Maryland, which had 49 charter schools in 2016–17, has the weakest charter laws, according to the report, because it accepts only district authorizers and does not allow for sufficient autonomy or accountability. Maryland law needs improvements “across the board,” according to the report. Kansas (44), Alaska (43), Wyoming (42), and Iowa (41) were also in the bottom five and need significant improvements, according to the Alliance.

4 Movement within the rankings

Washington, D.C., jumped 10 spots to land at No. 8, but the report notes that the increase was in part due to a change in methodology. States that lost ground, such as Arizona, Louisiana, and New York, didn’t necessarily weaken their laws but rather were passed by states that added laws or strengthened existing ones.

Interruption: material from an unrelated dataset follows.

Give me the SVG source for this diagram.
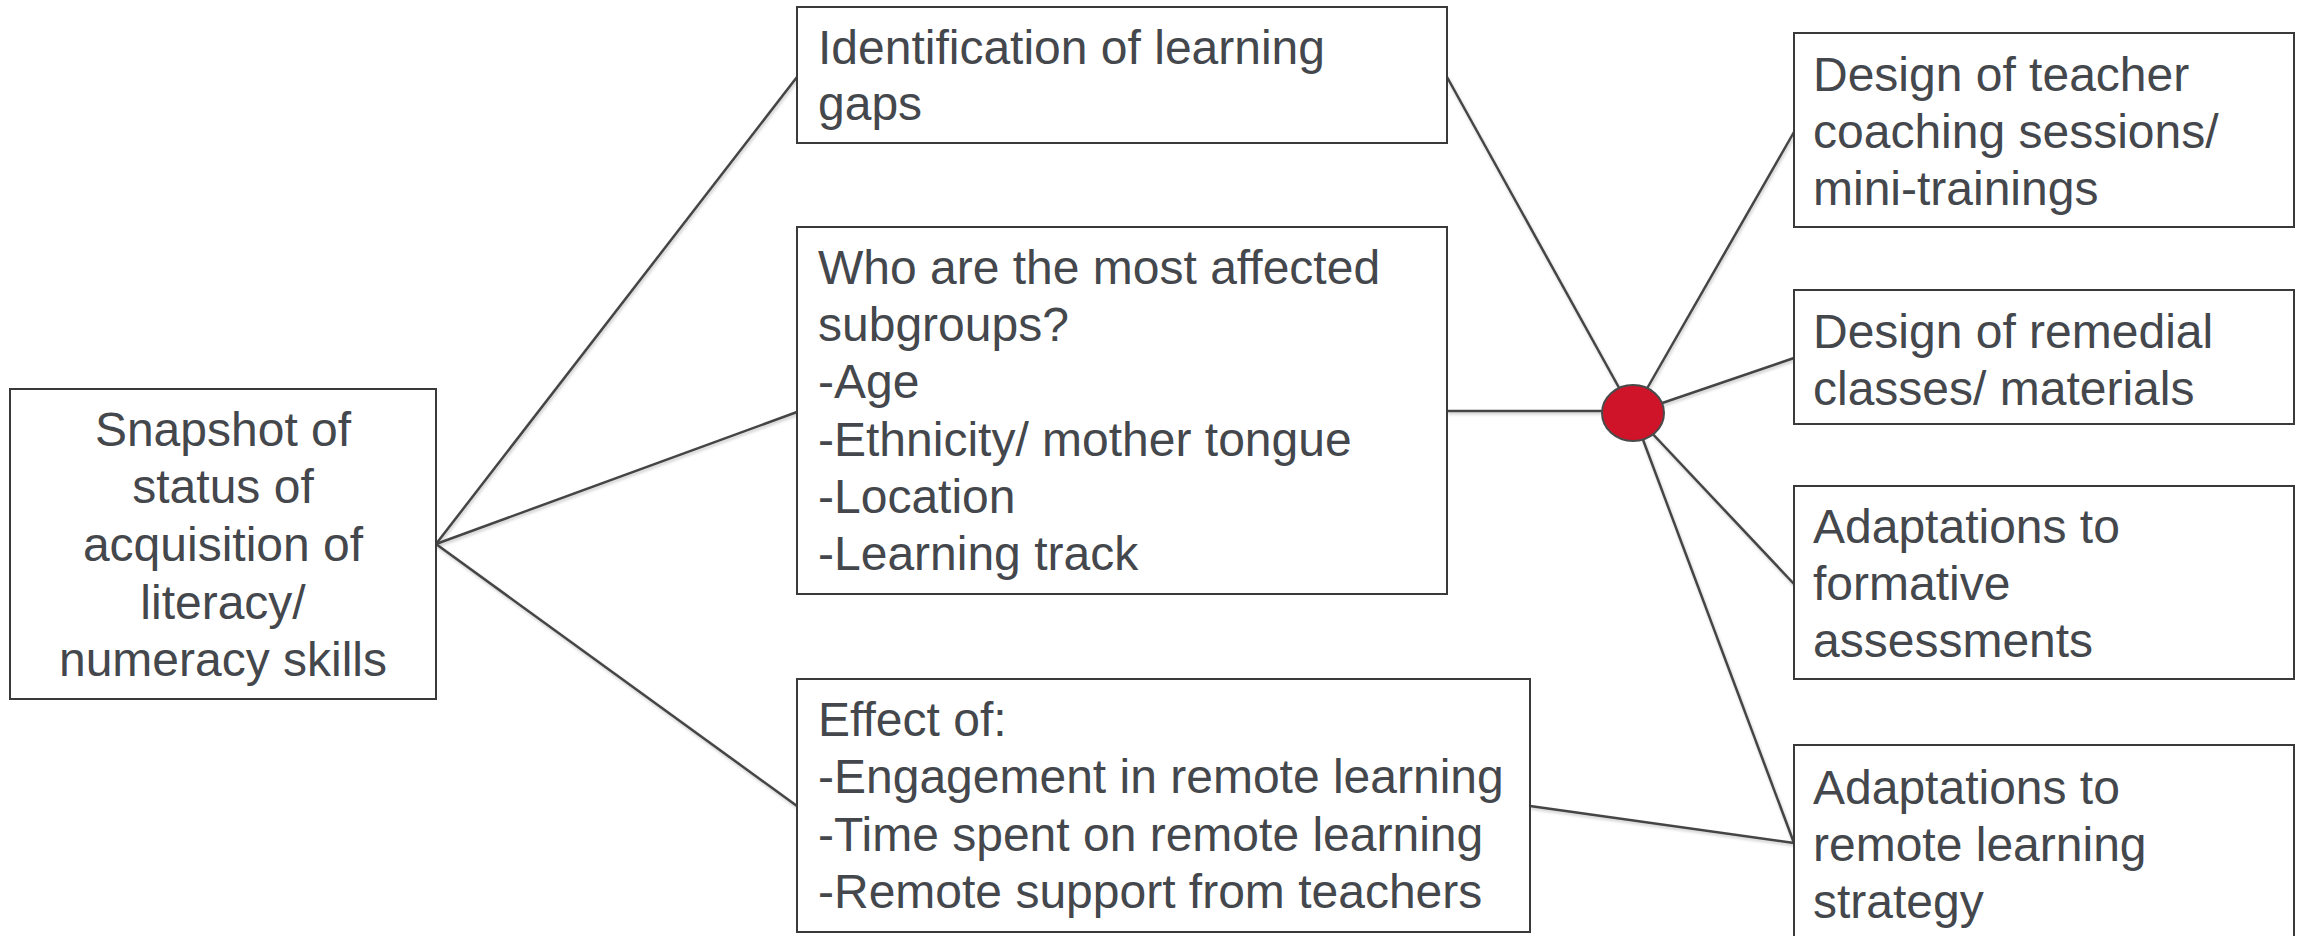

In a statement released by Northeast Charter Schools Network, which advocates in New York and Connecticut, its director, Andrea Rogers, said the law in New York needs improvement.

“The New York charter law includes some crucial facilities funding, but major shortcomings deny funding to two categories of schools: it enforces age discrimination against older New York City charter schools and ignores entirely charters in the rest of the state,” she said.

Disclosure: The Eli and Edythe Broad Foundation, Bill & Melinda Gates Foundation, Doris & Donald Fisher Fund, Walton Family Foundation, and the William E. Simon Foundation support both The 74 and the National Alliance for Public Charter Schools.